Data items
"""
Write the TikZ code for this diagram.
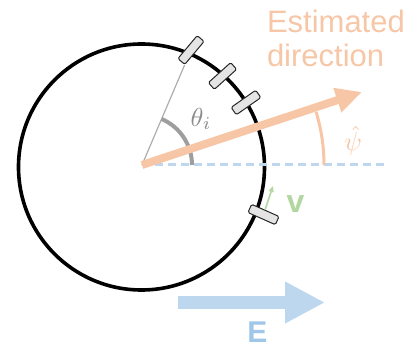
\documentclass[tikz,border=0pt]{standalone}
\usepackage{fontspec}
\setmainfont{Liberation Sans}
\usetikzlibrary{arrows.meta}
\definecolor{peach}{RGB}{247,198,166}
\definecolor{dashblue}{RGB}{190,215,238}
\definecolor{earrow}{RGB}{189,215,238}
\definecolor{etext}{RGB}{160,198,232}
\definecolor{vgreen}{RGB}{178,215,160}
\definecolor{sensfill}{RGB}{228,228,228}
\tikzset{
  sensor/.style={draw=black!85, fill=sensfill, line width=1pt, rounded corners=1.5pt,
    minimum width=30pt, minimum height=9pt, inner sep=0pt, rectangle},
  lbl/.style={inner sep=0pt, outer sep=0pt},
}
\begin{document}
\begin{tikzpicture}[x=1pt,y=1pt]
\useasboundingbox (-142,-182) rectangle (272,165);
\coordinate (O) at (0,0);
% circle
\node[circle, draw=black, line width=3.6pt, minimum size=246pt, inner sep=0pt] (ring) at (-0.5,-2) {};
% dashed reference
\coordinate (dend) at (242,0);
\draw[dashblue, line width=3pt, dash pattern=on 8pt off 5pt] (O) -- (dend);
% sensors
\node[sensor, rotate=50] (s1) at (49,115) {};
\node[sensor, rotate=42] (s2) at (80.5,89) {};
\node[sensor, rotate=35] (s3) at (104,62.5) {};
\node[sensor, rotate=-24] (s4) at (121.5,-49.5) {};
% gray line and theta arc
\draw[black!32, line width=1.2pt] (O) -- (s1);
\draw[black!38, line width=4pt] (50,0) arc[start angle=0, end angle=67, radius=50];
\node[lbl, text=black!45] (theta) at (59,46) {\scalebox{2.6}{$\theta_i$}};
% estimated direction
\coordinate (tip) at (220,73);
\draw[peach, line width=8pt, -{Triangle[length=26pt,width=24pt]}] (O) -- (tip);
\draw[peach, line width=3pt] (182,0) arc[start angle=0, end angle=17, radius=182];
\node[lbl, text=peach] (psi) at (211,24) {\scalebox{2.6}{$\hat{\psi}$}};
\node[lbl, text=peach, anchor=base west] (est1) at (125,132) {\fontsize{31}{34}\selectfont Estimated};
\node[lbl, text=peach, anchor=base west] (est2) at (125,98) {\fontsize{31}{34}\selectfont direction};
% velocity
\coordinate (vtip) at (131,-21);
\draw[vgreen, line width=1.6pt, -{Triangle[length=6pt,width=5pt]}] (s4) -- (vtip);
\node[lbl, text=vgreen] (v) at (153.5,-39) {\fontsize{32}{34}\selectfont\bfseries v};
% E field
\coordinate (e0) at (36,-137.5);
\coordinate (e1) at (183,-137.5);
\draw[earrow, line width=13pt, -{Triangle[length=40pt,width=39pt]}] (e0) -- (e1);
\node[lbl, text=etext, anchor=base] (E) at (115.5,-177) {\fontsize{30}{34}\selectfont\bfseries E};
\end{tikzpicture}
\end{document}
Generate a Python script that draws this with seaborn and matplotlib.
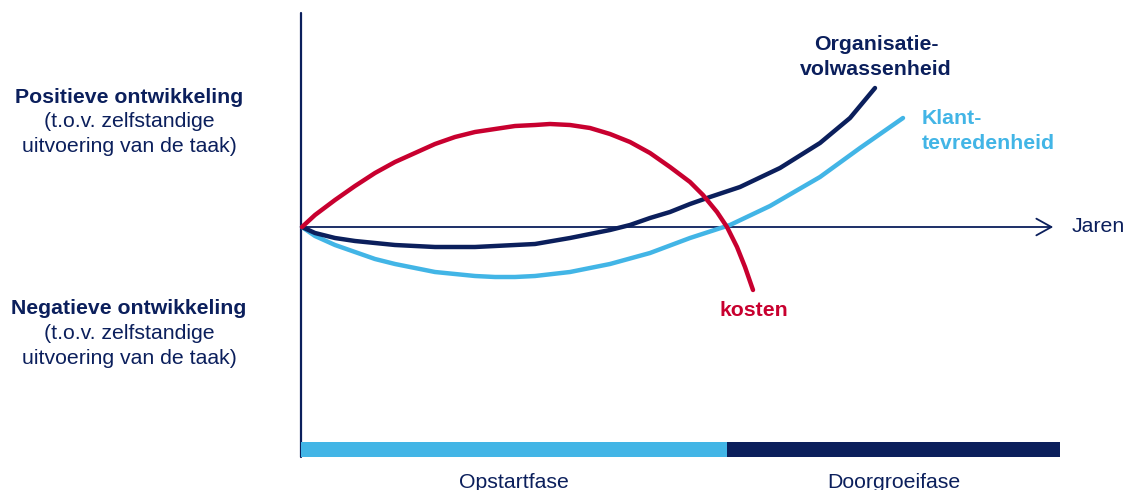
"""
▶ **TO DO**
Copy all the lines above that hold the string "this".

▶ **EXPECTED ANSWER**
Write the TikZ code for this diagram.
Generate a Python script that draws this with seaborn and matplotlib.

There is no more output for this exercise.